Because the Spirit of Christ actually dwells in our spirits, the expression of His will through us empowers us to serve as His body. Even as the purpose of the Bible is to reveal Jesus, so the primary purpose of the church is to give Jesus arms and legs, lips and a heart -- a functioning body -- to make His nature known.

You see, there are two beings living in your body: you and the Spirit of Jesus Christ. As we yield to Christ, we grow in "all aspects into Him who is the head, even Christ" (Eph. 4:15). Spiritual maturity is nothing less than growing up to the "stature which belongs to the fullness of Christ" (Eph. 4:13). Consider Paul's great proclamation: "I have been crucified with Christ; and it is no longer I who live, but Christ lives in me; and the life which I now live in the flesh I live by faith in the Son of God, who loved me" (Gal. 2:20).
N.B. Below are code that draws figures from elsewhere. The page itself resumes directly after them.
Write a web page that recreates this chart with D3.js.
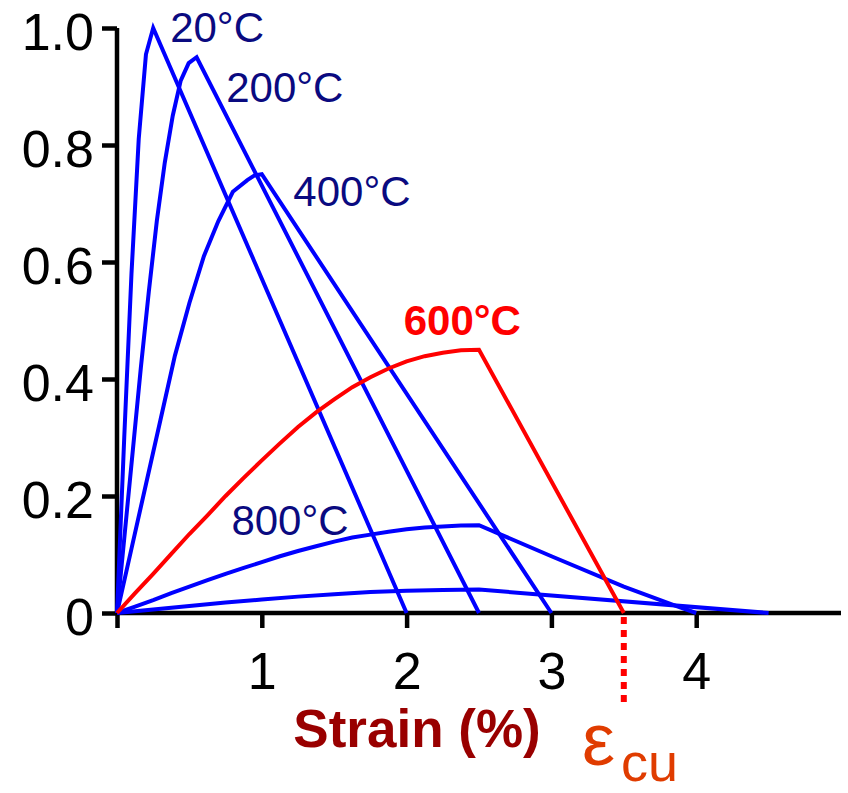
<!DOCTYPE html>
<html>
<head>
<meta charset="utf-8">
<script src="https://cdn.jsdelivr.net/npm/d3@7"></script>
<style>
  html, body { margin: 0; padding: 0; background: #fff; }
  svg { display: block; }
  text { font-family: "Liberation Sans", Arial, sans-serif; }
</style>
</head>
<body>
<svg id="chart" width="848" height="793"></svg>
<script>
// ---- data (strain %, relative stress) ----
const temps = ["20°C", "200°C", "400°C", "600°C", "800°C", "1000°C"];
const curve20 = [[0,0],[0.05,0.30],[0.10,0.58],[0.15,0.81],[0.20,0.955],[0.25,1.0],[2.0,0]];
const curve200 = [[0,0],[0.055,0.14],[0.11,0.28],[0.165,0.42],[0.22,0.55],[0.275,0.67],[0.33,0.77],[0.385,0.85],[0.44,0.91],[0.495,0.94],[0.55,0.95],[2.5,0]];
const curve400 = [[0,0],[0.1,0.11],[0.2,0.22],[0.3,0.33],[0.4,0.44],[0.5,0.53],[0.6,0.61],[0.7,0.67],[0.8,0.72],[0.9,0.74],[0.95,0.748],[1.0,0.75],[3.0,0]];
const curve600 = [[0,0],[0.125,0.034],[0.25,0.067],[0.375,0.101],[0.5,0.135],[0.625,0.167],[0.75,0.20],[0.875,0.231],[1.0,0.261],[1.125,0.29],[1.25,0.318],[1.375,0.343],[1.5,0.365],[1.625,0.386],[1.75,0.403],[1.875,0.418],[2.0,0.43],[2.125,0.439],[2.25,0.445],[2.375,0.449],[2.5,0.45],[3.5,0]];
const curve800 = [[0,0],[0.125,0.011],[0.25,0.022],[0.375,0.034],[0.5,0.045],[0.625,0.056],[0.75,0.067],[0.875,0.077],[1.0,0.087],[1.125,0.097],[1.25,0.106],[1.375,0.114],[1.5,0.122],[1.625,0.129],[1.75,0.134],[1.875,0.139],[2.0,0.143],[2.125,0.146],[2.25,0.148],[2.375,0.1496],[2.5,0.15],[3.0,0.097],[3.5,0.045],[3.85,0.013],[4.0,0]];
const curve1000 = [[0,0],[0.25,0.006],[0.5,0.012],[0.75,0.018],[1.0,0.023],[1.25,0.028],[1.5,0.032],[1.75,0.036],[2.0,0.038],[2.25,0.0395],[2.5,0.04],[4.5,0]];
const xTicks = [0, 1, 2, 3, 4];
const xTickLabels = ["", "1", "2", "3", "4"];
const yTicks = [0, 0.2, 0.4, 0.6, 0.8, 1.0];
const yTickLabels = ["0", "0.2", "0.4", "0.6", "0.8", "1.0"];
const epsCu = 3.5;
const xTitle = "Strain (%)";

// ---- layout ----
const svg = d3.select("#chart");
const x = d3.scaleLinear().domain([0, 5]).range([117, 841]);
const y = d3.scaleLinear().domain([0, 1]).range([613, 28]);

const curves = [
  {name: temps[0], pts: curve20, color: "#0000ff"},
  {name: temps[1], pts: curve200, color: "#0000ff"},
  {name: temps[2], pts: curve400, color: "#0000ff"},
  {name: temps[4], pts: curve800, color: "#0000ff"},
  {name: temps[5], pts: curve1000, color: "#0000ff"},
  {name: temps[3], pts: curve600, color: "#ff0000"}
];

const line = d3.line().x(d => x(d[0])).y(d => y(d[1]));

// axes
const xAxis = svg.append("g").attr("transform", `translate(0,${y(0)})`)
  .call(d3.axisBottom(x).tickValues(xTicks).tickSize(15).tickPadding(24)
    .tickFormat((d, i) => xTickLabels[i]));
const yAxis = svg.append("g").attr("transform", `translate(${x(0)},0)`)
  .call(d3.axisLeft(y).tickValues(yTicks).tickSize(15).tickPadding(8)
    .tickFormat((d, i) => yTickLabels[i]));

[xAxis, yAxis].forEach(g => {
  g.select(".domain").attr("stroke", "#000").attr("stroke-width", 4.5);
  g.selectAll(".tick line").attr("stroke", "#000").attr("stroke-width", 4.5);
  g.selectAll(".tick text").attr("fill", "#000").attr("font-size", 52)
    .attr("font-family", "'Liberation Sans', Arial, sans-serif");
});
xAxis.select(".domain").attr("d", `M${x(0)},0H${x(5)}`);
yAxis.select(".domain").attr("d", `M0,${y(0)}V${y(1)}`);
yAxis.selectAll(".tick text").attr("dy", "0.42em");

// dotted eps_cu line
svg.append("line")
  .attr("x1", x(epsCu)).attr("x2", x(epsCu))
  .attr("y1", y(0) + 4).attr("y2", y(0) + 94)
  .attr("stroke", "#ff0000").attr("stroke-width", 6)
  .attr("stroke-dasharray", "7,6");

// curves
svg.append("g").selectAll("path").data(curves).join("path")
  .attr("d", d => line(d.pts))
  .attr("fill", "none")
  .attr("stroke", d => d.color)
  .attr("stroke-width", 4)
  .attr("stroke-linejoin", "miter");

// curve labels
const labels = [
  {t: temps[0], sx: 0.367, sy: 0.976, color: "#0a0a80", bold: false},
  {t: temps[1], sx: 0.754, sy: 0.873, color: "#0a0a80", bold: false},
  {t: temps[2], sx: 1.218, sy: 0.696, color: "#0a0a80", bold: false},
  {t: temps[3], sx: 1.98, sy: 0.475, color: "#ff0000", bold: true},
  {t: temps[4], sx: 0.79, sy: 0.133, color: "#0a0a80", bold: false}
];
svg.append("g").selectAll("text").data(labels).join("text")
  .attr("x", d => x(d.sx)).attr("y", d => y(d.sy))
  .attr("fill", d => d.color)
  .attr("font-size", 42)
  .attr("font-weight", d => d.bold ? "bold" : "normal")
  .text(d => d.t);

// axis title
svg.append("text")
  .attr("x", 417).attr("y", 747)
  .attr("text-anchor", "middle")
  .attr("font-size", 53).attr("font-weight", "bold")
  .attr("fill", "#990000")
  .text(xTitle);

// epsilon_cu label
svg.append("text").attr("fill", "#e03c00")
  .attr("x", 582).attr("y", 765)
  .attr("font-family", "'DejaVu Serif', 'Liberation Serif', serif")
  .attr("font-size", 74).text("ε");
svg.append("text").attr("fill", "#e03c00")
  .attr("x", 621).attr("y", 781)
  .attr("font-family", "'Liberation Sans', Arial, sans-serif")
  .attr("font-size", 54).text("cu");
</script>
</body>
</html>
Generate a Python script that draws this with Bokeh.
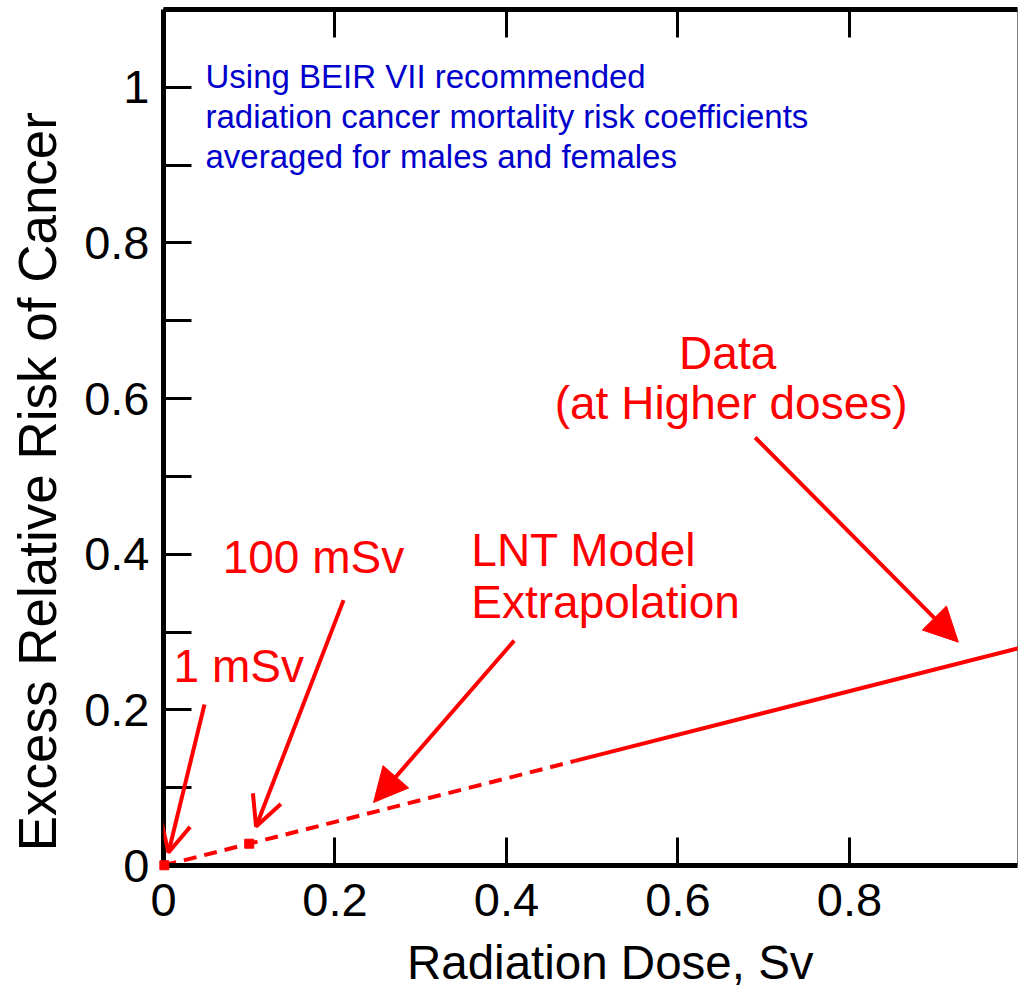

Jesus does not only dwell in Heaven; He also dwells in us. As He is in Heaven, so also is He in us (1 John 4:17). We embrace the death of our old nature, "always carrying about in the body the dying of Jesus," with one goal compelling us: "that the life of Jesus also may be manifest in our body" (2 Cor. 4:10). We do not embrace self-denial for mere religious reasons, but that "the life of Jesus also may be manifested in our mortal flesh." (2 Cor. 4:11).

Do we see this? The life of Jesus Himself is to be manifested, revealed and shown forth through our mortal flesh! This is not some deep teaching; this is basic to true Christianity! Nor is this a hope only to be realized in eternity. Those who say they abide in Him ought to walk even as He did walk (1 John 2:6). If the vision of Christ living in you is not a burning truth in your heart, you may have accepted a false version of Christianity.

Consider Paul's warning:

"Test yourselves to see if you are in the faith; examine yourselves! Or do you not recognize this about yourselves, that Jesus Christ is in you -- unless indeed you fail the test?" (2 Cor. 13:5).

Beloved, just as the Bible is a revelation of Jesus Christ, so also are we. The church is called to be a revelation of Jesus Christ!